飲食店側にとって、「リスクの方が大きいのでは」と思われがちですが、出入国者在留管理庁のホームページで在留カード等読み取りアプリケーションを入手することができます。
(https://www.moj.go.jp/isa/policies/policies/rcc-support.html)
また、出入国者在留管理庁の在留カード等の番号が執行していないかを照会できるサイトもあります。
(https://lapse-immi.moj.go.jp/ZEC/appl/e0/ZEC2/pages/FZECST011.aspx)

受け入れ後もしくは、離職の場合は、「外国人雇用状況届出」を厚生労働省管轄のオンラインシステムを利用して報告しなければなりません。
(https://gaikokujin.hellowork.mhlw.go.jp/report/001010).do?action=initDisp&screenId=001010)

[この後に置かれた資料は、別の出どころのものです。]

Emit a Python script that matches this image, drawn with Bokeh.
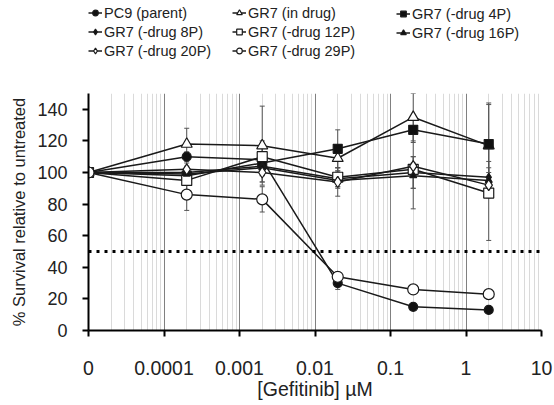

また、飲食店の場合、飲食店で雇用が可能な在留資格かどうかを確認しなければなりません。
①定住者、永住者、日本人の配偶者、永住者の配偶者等
これらの人は、アルバイト、正社員を問わず、就労制限なく働くことが可能となっています。
②留学生、家族滞在
留学生と家族滞在の場合は、「資格外活動許可」が必要になります。1週間に28時間以内の就労制限があります。また、この「28時間以内」というのは、掛け持ちなどの全てのアルバイトでの就労時間を合算しての28時間となり、この時間を超えてしまうと不法就労になるため、細心の注意が必要です。
③特定活動
アルバイトの場合は、人によって異なるため、パスポートの指定書で就労可能かを確認しなければなりません。正社員の場合は、通訳を兼ねた接客業務は就労可能です。掃除、皿洗いなどの単純業務のみはできないので注意が必要です。
④技能
熟練した技能を持つ外国人が取得するものです。例えば中華料理、フランス料理のコックなどです。ホールや、レジ業務は該当しないので注意が必要です。
⑤特定技能1号
「特定技能」は、2019年に新設された在留資格です。1号の通算在留期間は最大で5年です。5年経過すると原則として母国に帰国しなければなりません。
「特定活動」と「特定技能」は、名前が似ているので注意が必要です。また、留学生アルバイトを正社員雇用することは可能ですが、飲食行においては、「技能」、「特定活動」、「特定技能」のいずれかになります。

本記事では、外国人労働者を雇用する上でのメリットと注意点を紹介しました。
外国人は、飲食業界の深刻な人手不足を解消してくれる貴重な人材です。日本語や、接客マナーなどを覚えてもらう必要がある一方で、外国人のお客様に対応できる点や、海外進出の足掛かりとなる可能性もあるので、積極的に雇用をするべきでしょう。
最後までお読みいただきありがとうございました。